• EXERCISE GOAL: Set down only those lines that fall from the line containing "Write the Chart.js code for this chart." through the line containing "fault f2 markers.", unchanged and without pictures.

Lines of data
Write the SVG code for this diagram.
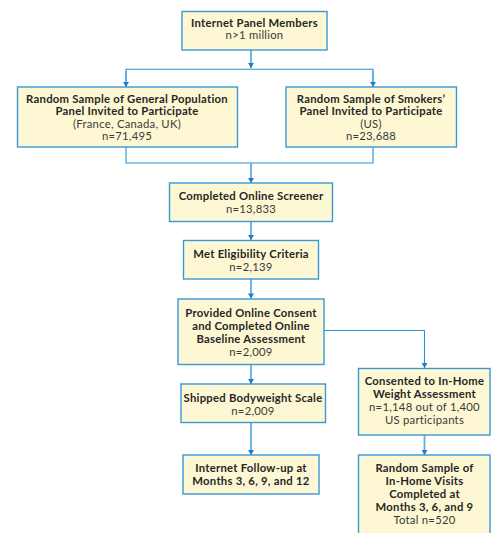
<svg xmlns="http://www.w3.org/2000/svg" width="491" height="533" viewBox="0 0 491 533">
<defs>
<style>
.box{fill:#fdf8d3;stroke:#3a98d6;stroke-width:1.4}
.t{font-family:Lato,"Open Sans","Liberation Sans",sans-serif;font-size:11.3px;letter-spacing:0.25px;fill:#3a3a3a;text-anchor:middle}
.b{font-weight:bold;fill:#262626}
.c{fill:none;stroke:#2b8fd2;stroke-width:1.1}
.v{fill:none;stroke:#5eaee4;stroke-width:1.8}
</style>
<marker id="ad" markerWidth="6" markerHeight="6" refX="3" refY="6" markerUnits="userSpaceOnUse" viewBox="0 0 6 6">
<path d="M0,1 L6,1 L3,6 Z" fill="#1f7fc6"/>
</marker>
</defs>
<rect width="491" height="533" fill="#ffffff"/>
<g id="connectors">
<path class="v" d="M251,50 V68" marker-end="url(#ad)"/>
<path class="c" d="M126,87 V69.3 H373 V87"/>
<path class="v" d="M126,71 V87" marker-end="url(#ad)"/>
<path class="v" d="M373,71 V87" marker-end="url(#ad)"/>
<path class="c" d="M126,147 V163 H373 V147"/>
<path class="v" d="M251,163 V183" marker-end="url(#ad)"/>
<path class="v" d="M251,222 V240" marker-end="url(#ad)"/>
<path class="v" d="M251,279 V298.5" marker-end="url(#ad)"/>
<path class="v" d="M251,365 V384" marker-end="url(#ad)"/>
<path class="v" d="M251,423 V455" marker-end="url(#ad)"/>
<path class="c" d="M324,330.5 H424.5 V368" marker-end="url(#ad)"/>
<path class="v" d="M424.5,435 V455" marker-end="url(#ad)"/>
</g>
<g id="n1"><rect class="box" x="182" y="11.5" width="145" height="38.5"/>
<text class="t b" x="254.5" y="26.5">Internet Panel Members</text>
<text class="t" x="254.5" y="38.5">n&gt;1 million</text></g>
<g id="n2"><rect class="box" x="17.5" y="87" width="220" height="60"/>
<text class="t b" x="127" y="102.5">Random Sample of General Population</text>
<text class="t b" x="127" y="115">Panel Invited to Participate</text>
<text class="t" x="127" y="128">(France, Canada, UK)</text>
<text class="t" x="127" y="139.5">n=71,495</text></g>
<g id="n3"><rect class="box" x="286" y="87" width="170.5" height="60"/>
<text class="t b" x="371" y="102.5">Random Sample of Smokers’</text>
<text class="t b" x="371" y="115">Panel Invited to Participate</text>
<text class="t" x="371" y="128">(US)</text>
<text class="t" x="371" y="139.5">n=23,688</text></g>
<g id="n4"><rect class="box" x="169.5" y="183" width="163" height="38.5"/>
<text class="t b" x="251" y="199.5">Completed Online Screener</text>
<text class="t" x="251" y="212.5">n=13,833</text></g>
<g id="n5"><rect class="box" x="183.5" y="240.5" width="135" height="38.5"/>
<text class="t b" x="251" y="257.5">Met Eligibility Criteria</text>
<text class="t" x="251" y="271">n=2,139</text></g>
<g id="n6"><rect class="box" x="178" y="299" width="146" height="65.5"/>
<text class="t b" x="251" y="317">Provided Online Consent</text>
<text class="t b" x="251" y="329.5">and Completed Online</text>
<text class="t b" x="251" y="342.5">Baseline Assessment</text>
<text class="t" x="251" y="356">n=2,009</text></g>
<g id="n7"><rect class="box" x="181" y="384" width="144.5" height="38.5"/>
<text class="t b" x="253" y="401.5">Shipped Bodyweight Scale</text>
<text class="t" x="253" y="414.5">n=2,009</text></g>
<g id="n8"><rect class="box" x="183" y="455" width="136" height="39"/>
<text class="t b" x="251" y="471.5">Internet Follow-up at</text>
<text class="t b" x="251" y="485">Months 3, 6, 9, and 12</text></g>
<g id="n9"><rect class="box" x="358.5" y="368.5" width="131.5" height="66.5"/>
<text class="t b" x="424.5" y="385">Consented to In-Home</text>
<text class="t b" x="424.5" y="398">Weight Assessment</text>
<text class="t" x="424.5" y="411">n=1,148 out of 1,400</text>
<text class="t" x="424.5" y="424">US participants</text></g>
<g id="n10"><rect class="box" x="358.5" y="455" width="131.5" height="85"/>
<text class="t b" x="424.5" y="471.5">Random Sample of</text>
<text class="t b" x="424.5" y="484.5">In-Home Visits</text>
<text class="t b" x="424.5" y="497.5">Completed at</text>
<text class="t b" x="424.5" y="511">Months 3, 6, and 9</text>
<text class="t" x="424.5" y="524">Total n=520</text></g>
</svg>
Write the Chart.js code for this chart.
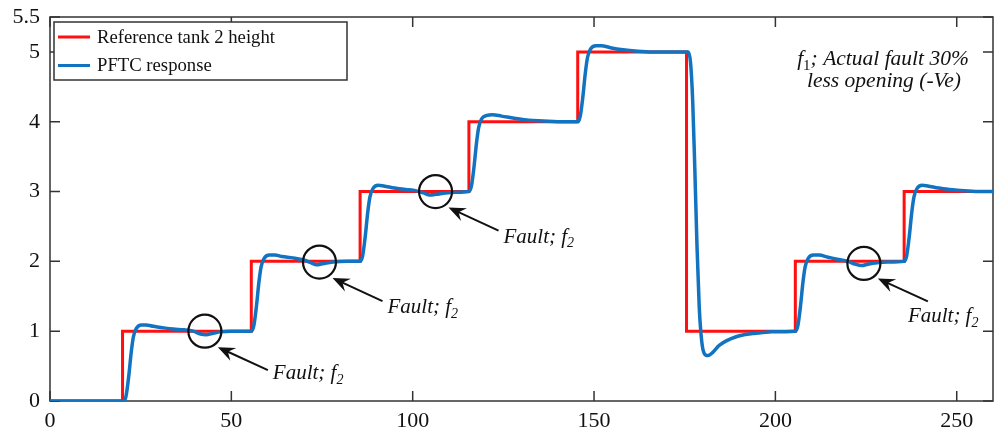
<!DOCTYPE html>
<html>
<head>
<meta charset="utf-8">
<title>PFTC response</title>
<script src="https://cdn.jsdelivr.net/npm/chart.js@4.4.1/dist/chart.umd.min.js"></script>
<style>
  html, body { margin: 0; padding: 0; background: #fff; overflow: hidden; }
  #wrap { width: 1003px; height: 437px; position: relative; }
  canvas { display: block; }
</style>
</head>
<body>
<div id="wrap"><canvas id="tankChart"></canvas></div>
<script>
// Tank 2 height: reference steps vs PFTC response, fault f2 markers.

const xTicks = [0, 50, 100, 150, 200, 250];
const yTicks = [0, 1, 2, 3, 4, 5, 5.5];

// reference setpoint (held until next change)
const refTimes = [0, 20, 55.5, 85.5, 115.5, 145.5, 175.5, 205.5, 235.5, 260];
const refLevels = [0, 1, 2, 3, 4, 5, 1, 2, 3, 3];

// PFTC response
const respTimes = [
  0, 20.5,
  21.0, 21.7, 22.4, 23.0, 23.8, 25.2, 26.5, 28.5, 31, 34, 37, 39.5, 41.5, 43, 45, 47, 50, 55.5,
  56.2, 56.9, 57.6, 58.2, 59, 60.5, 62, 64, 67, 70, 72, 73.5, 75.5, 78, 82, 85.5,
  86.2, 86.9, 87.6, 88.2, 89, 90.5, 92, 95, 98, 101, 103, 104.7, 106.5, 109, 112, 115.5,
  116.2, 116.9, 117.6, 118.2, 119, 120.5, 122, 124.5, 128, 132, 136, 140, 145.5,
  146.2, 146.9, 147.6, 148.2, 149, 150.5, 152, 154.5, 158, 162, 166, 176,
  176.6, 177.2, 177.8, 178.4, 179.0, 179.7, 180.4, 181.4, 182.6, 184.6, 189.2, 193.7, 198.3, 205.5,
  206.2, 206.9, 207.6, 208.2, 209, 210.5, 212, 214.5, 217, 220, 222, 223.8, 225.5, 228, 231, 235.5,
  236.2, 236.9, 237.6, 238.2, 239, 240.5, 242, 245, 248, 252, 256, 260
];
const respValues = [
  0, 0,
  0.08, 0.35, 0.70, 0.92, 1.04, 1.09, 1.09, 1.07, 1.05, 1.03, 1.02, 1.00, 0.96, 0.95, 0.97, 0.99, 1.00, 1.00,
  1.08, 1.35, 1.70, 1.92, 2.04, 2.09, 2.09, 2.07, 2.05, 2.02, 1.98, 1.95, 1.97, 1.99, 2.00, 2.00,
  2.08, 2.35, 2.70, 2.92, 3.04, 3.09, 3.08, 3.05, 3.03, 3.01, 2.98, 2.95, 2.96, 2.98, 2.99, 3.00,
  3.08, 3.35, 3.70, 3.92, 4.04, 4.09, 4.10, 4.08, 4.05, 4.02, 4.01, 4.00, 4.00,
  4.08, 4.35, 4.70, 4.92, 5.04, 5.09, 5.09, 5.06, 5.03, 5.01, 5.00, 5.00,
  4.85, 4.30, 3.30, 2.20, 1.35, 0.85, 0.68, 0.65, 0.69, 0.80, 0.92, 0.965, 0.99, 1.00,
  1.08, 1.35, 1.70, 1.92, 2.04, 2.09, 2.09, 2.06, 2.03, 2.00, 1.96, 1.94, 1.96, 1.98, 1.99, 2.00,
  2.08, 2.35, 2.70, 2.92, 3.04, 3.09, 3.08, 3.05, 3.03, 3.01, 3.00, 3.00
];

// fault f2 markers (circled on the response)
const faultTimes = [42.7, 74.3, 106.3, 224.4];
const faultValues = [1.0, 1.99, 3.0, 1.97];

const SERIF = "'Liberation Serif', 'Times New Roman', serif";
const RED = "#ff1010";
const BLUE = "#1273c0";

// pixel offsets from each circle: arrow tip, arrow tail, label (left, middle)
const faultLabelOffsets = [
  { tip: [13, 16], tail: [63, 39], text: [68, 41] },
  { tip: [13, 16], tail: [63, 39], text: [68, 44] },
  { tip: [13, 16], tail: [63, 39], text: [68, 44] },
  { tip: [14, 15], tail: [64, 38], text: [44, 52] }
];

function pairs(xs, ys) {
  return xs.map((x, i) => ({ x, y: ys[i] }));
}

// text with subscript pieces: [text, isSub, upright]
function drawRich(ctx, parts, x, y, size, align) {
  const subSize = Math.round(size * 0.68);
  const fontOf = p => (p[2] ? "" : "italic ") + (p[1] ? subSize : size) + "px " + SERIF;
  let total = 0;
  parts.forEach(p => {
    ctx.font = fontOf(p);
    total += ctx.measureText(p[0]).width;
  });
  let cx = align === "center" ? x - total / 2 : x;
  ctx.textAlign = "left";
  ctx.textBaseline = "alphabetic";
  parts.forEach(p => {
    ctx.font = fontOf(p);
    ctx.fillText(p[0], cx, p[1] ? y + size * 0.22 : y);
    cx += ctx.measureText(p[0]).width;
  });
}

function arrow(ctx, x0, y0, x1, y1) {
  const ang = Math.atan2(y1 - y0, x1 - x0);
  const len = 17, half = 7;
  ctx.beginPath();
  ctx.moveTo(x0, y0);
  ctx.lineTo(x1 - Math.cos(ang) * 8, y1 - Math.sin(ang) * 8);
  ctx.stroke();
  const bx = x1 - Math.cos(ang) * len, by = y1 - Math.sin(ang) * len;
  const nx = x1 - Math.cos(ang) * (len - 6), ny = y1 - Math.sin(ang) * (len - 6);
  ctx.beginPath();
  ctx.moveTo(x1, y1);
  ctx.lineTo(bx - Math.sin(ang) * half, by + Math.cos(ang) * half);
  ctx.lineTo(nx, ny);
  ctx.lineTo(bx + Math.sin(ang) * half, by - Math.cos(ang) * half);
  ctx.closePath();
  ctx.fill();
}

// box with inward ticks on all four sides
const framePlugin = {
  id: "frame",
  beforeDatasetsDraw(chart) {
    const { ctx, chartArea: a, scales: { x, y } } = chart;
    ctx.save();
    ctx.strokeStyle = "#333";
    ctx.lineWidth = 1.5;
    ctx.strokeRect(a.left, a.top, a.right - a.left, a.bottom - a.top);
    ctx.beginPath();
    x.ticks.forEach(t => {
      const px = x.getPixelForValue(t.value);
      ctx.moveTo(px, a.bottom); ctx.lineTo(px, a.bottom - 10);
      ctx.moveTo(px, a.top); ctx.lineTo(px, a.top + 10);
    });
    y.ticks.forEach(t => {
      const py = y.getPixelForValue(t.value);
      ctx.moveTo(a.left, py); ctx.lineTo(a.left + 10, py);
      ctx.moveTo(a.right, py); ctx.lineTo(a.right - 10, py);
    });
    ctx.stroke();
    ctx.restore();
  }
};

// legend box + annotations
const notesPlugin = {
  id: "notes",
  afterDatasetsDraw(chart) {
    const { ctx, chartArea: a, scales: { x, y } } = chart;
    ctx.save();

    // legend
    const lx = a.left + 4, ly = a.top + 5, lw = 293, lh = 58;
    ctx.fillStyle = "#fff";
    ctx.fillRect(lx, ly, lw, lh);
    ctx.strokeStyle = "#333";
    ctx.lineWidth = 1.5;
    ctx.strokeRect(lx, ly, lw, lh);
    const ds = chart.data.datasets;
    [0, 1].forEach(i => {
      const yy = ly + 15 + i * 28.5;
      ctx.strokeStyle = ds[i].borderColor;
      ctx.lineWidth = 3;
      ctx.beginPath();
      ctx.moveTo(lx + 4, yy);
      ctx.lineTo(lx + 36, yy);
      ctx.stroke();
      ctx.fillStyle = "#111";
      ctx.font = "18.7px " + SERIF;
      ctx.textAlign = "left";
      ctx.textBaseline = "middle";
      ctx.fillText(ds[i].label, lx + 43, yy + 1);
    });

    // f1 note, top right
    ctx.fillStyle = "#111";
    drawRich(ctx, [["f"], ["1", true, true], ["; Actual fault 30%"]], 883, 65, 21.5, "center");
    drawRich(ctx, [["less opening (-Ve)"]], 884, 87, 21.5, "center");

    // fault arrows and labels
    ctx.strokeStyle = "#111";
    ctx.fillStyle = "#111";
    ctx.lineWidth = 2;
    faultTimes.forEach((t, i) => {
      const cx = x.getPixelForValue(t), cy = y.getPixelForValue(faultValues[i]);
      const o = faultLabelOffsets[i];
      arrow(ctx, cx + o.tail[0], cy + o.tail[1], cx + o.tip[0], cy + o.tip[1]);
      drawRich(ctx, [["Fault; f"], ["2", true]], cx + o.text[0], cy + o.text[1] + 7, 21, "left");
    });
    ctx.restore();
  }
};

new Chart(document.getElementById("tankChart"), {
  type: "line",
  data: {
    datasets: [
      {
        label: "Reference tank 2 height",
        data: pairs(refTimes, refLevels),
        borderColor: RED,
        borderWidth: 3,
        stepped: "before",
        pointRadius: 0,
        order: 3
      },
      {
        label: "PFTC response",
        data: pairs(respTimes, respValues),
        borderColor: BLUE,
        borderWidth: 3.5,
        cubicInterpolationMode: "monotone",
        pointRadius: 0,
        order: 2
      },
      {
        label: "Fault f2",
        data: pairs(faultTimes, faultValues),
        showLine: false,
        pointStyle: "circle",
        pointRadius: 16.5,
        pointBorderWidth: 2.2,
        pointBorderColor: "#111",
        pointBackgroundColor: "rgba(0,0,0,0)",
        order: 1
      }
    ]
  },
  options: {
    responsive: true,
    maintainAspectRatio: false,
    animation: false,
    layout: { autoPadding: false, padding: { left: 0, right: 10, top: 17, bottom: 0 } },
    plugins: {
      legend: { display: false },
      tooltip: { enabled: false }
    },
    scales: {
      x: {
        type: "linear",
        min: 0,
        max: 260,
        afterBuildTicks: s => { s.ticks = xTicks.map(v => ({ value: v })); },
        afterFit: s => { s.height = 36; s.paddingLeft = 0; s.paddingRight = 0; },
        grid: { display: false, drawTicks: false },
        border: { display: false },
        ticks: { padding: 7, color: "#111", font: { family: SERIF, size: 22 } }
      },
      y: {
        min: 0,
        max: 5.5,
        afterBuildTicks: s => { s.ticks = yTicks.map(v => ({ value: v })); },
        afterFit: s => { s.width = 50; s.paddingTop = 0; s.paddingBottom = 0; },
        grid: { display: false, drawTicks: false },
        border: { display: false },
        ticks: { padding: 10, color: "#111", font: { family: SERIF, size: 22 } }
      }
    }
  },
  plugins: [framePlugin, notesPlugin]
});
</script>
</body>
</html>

• THE REPLY:
Write the Chart.js code for this chart.
<!DOCTYPE html>
<html>
<head>
<meta charset="utf-8">
<title>PFTC response</title>
<script src="https://cdn.jsdelivr.net/npm/chart.js@4.4.1/dist/chart.umd.min.js"></script>
<style>
  html, body { margin: 0; padding: 0; background: #fff; overflow: hidden; }
  #wrap { width: 1003px; height: 437px; position: relative; }
  canvas { display: block; }
</style>
</head>
<body>
<div id="wrap"><canvas id="tankChart"></canvas></div>
<script>
// Tank 2 height: reference steps vs PFTC response, fault f2 markers.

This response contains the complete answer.